Character Development

  • Rhonda: Wrestling with guilt over killing a man and defensive about tracking Baby. Her protective instinct borders on suffocation, but the chapter exposes her fear of losing the only family she has after cutting ties with her old life. She is exhausted, bruised, and emotionally raw.
  • Baby: Displays unexpected composure and strength under pressure. She rejects the role of a child needing a mother, asserting her independence. Yet her actions—bringing coffee, taking charge of the investigation, and comforting Rhonda—show a deep care beneath the defiance. Her secret trip to Culver City remains a mystery, highlighting her separate agenda and the limits of Rhonda’s control.

Themes, Symbols, or Motifs

  • Trust and Surveillance: The tracker epitomizes the conflict between being safe and being spied on. Rhonda sees it as necessary protection; Baby sees it as a violation of trust.
  • Familial Responsibility vs. Autonomy: Rhonda’s legal guardianship clashes with Baby’s near-adulthood. Baby’s insistence that she doesn’t need a mother underscores the blurred lines between sisterly care and parental control.
  • Guilt and Blame: Both sisters grapple with guilt—Rhonda over killing the intruder and tracking Baby, Baby over being absent during the attack—but ultimately assign no blame, a fragile resolution.
  • The 3 a.m. Coffee: The whipped-cream iced coffee serves as a wordless apology and an olive branch, symbolizing Baby’s complicated affection even in the midst of conflict.

Why This Chapter Matters

Chapter 27 deepens the emotional core of the sisters’ partnership. After a violent break-in, the immediate danger forces their built-up tensions to the surface. It redefines their dynamic: Baby is no longer simply Rhonda’s impulsive charge but an equal who can dictate terms. The chapter also creates narrative momentum by splitting the investigation, with Rhonda recovering while Baby pursues Jarrod’s diary and Maria’s digital footprint. Baby’s refusal to explain Culver City plants a new mystery thread that promises future conflict. Most importantly, the exchange cements that both sisters are alone in the world except for each other, raising the stakes if their bond fractures further.

Study Questions and Answers

  1. Why does Rhonda track Baby, and how does Baby react? Rhonda plants a tracker in Baby’s purse after a near-death pet-napping incident because she views Baby as unpredictable and her legal responsibility. Baby feels betrayed and violated, accusing Rhonda of treating her like a target rather than a partner, and the argument brings their clashing views on independence to a head.

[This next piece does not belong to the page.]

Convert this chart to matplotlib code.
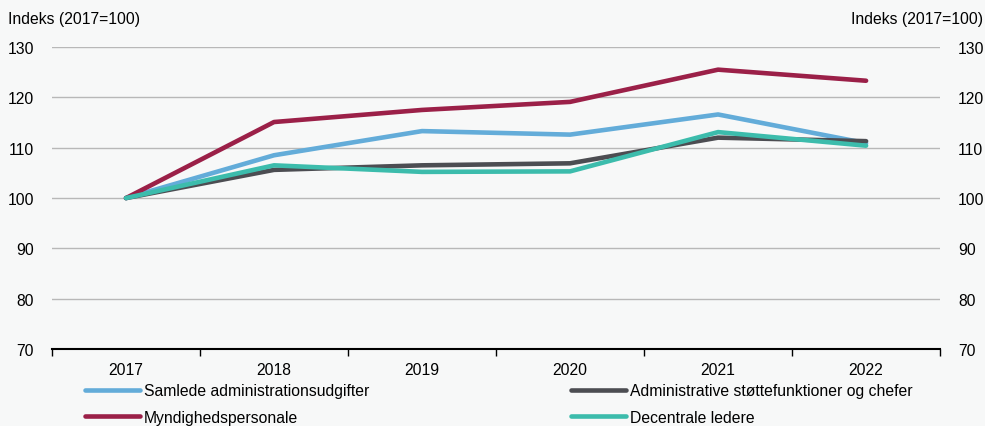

  2. What does Baby’s behavior in this chapter reveal about her maturity? Despite being only sixteen, Baby quickly regains her composure, rationally assigns investigative tasks, and steadies Rhonda. She refuses to let Rhonda take the blame for the killing and deftly sets a boundary by threatening to leave if Rhonda’s overprotectiveness continues. This demonstrates emotional intelligence, leadership, and a fierce determination to be seen as an equal.

  3. How does the chapter use the setting and time—3 a.m.—to heighten the conflict? The late hour underscores exhaustion and raw emotion, stripping away polite defenses. Rhonda’s physical labor of scrubbing blood while Baby sneaks in creates a stark, intimate stage. The quiet aftermath of violence makes their argument more intense, and the iced coffee becomes a fragile symbol of care amid the wreckage of trust.